L’espulsione e lo sfollamento non si fermarono ai confini dei territori palestinesi occupati, ma si estendono anche in Libano e in Siria (Yarmouk) , nei campi profughi palestinesi, in cui non solo nel passato ci sono stati tentativi di espulsione di abitanti (basta ricordare cosa è successo a Sabra e Chatila)), ma anche tuttora. Basta ricordare l’ingiusta decisione del ministro del lavoro libanese che non ha riconosciuto ai palestinesi il diritto di accedere ai permessi di lavoro. Questa decisione rispecchia ciò che è accaduto nel seminario economico del Bahrain per sistemare i rifugiati della nostra gente nei loro paesi o farli emigrare.
Il ministro del lavoro libanese è pienamente consapevole del fatto che il nostro popolo palestinese è ospite del Libano e che non sta cercando di insediarsi. Inoltre i libanesi sanno che il popolo palestinese partecipa alla costruzione, alla ricostruzione e allo sviluppo del Libano.
Il popolo palestinese in Libano ha il suo stato giuridico e politico di rifugiati, vive in condizioni estremamente difficili e gli viene negato il lavoro per quanto riguarda 73 professioni.
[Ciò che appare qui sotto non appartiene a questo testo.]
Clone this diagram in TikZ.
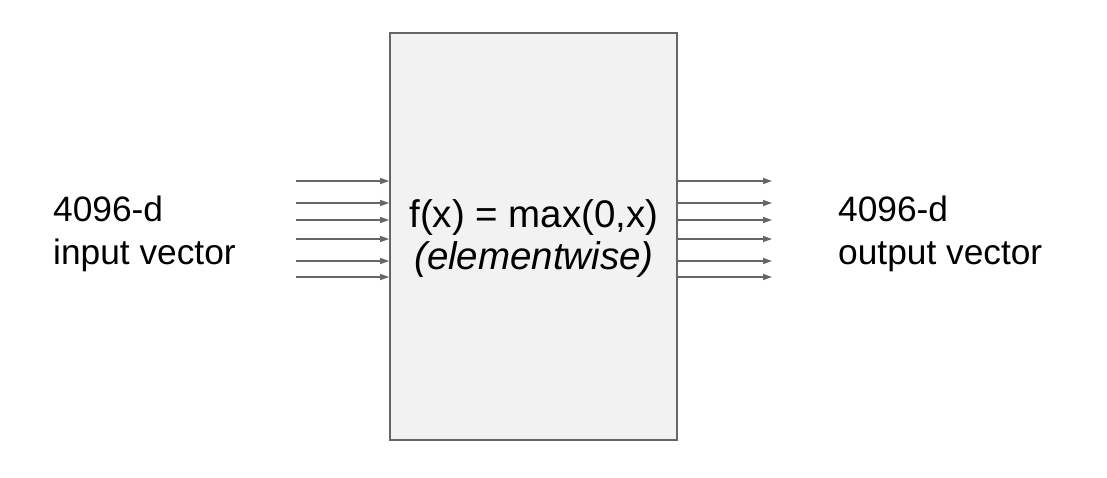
\documentclass[tikz,border=0pt]{standalone}
\usepackage{fontspec}
\setmainfont{Liberation Sans}
\definecolor{reluGray}{HTML}{666666}
\definecolor{reluFill}{HTML}{F2F2F2}
\usetikzlibrary{arrows.meta, positioning}

\begin{document}
\begin{tikzpicture}[x=1pt, y=-1pt,
  every node/.style={font=\fontsize{35.3}{43}\selectfont, align=left, inner sep=0pt},
  box/.style={rectangle, draw=reluGray, fill=reluFill, line width=1.6pt,
              minimum width=287pt, minimum height=407pt},
  fn/.style={font=\fontsize{38.5}{42}\selectfont, align=center},
  arr/.style={-{Triangle[length=9pt, width=6pt]}, line width=1.3pt, color=reluGray}
]
  \useasboundingbox (0,0) rectangle (1107,477);

  \node[box] (relu) at (533.5,236.5) {};
  \node[fn] (fx) at (534,239) {f(x) = max(0,x)\\\textit{(elementwise)}};
  \node[anchor=west] (in)  at (53,234.3)  {4096-d\\input vector};
  \node[anchor=west] (out) at (838,234.3) {4096-d\\output vector};

  % one arrow per vector element, in and out
  \foreach \i/\y in {1/181, 2/203, 3/220, 4/239, 5/261, 6/277} {
    \coordinate (src\i) at (296,\y);
    \coordinate (dst\i) at (772,\y);
    \draw[arr] (src\i) -- (src\i -| relu.west);
    \draw[arr] (src\i -| relu.east) -- (dst\i);
  }
\end{tikzpicture}
\end{document}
La decisione del ministro libanese è condizionata dalle situazioni e dalle forze internazionali, le quali vogliono far esplodere l’arena libanese accedendo dalla porta del conflitto palestinese-libanese, oltre ad attuare il piano di reinsediamento e sfollamento dei rifugiati in Libano.
Ciò che sta accadendo a Gerusalemme nella Wad Al-Homs, nel Negev e a Beirut, è lo stesso e ciò rappresenta le basi fondamentali del progetto americano, che mira a liquidare la causa palestinese.
Quindi noi dobbiamo accelerare e liberarci concretamente da tutti gli impegni di Oslo ( a cominciare dal porre fine al coordinamento della sicurezza), e, dobbiamo porre fine alla divisione e ripristinare l’unità nazionale sulla base di un programma di resistenza costante , continua e determinata che diffonde il suo eco nell’intera regione e nel mondo intero, solo così riusciremo a stimolare un no corale al piano americano di Trump che mira a liquidare la causa palestinese.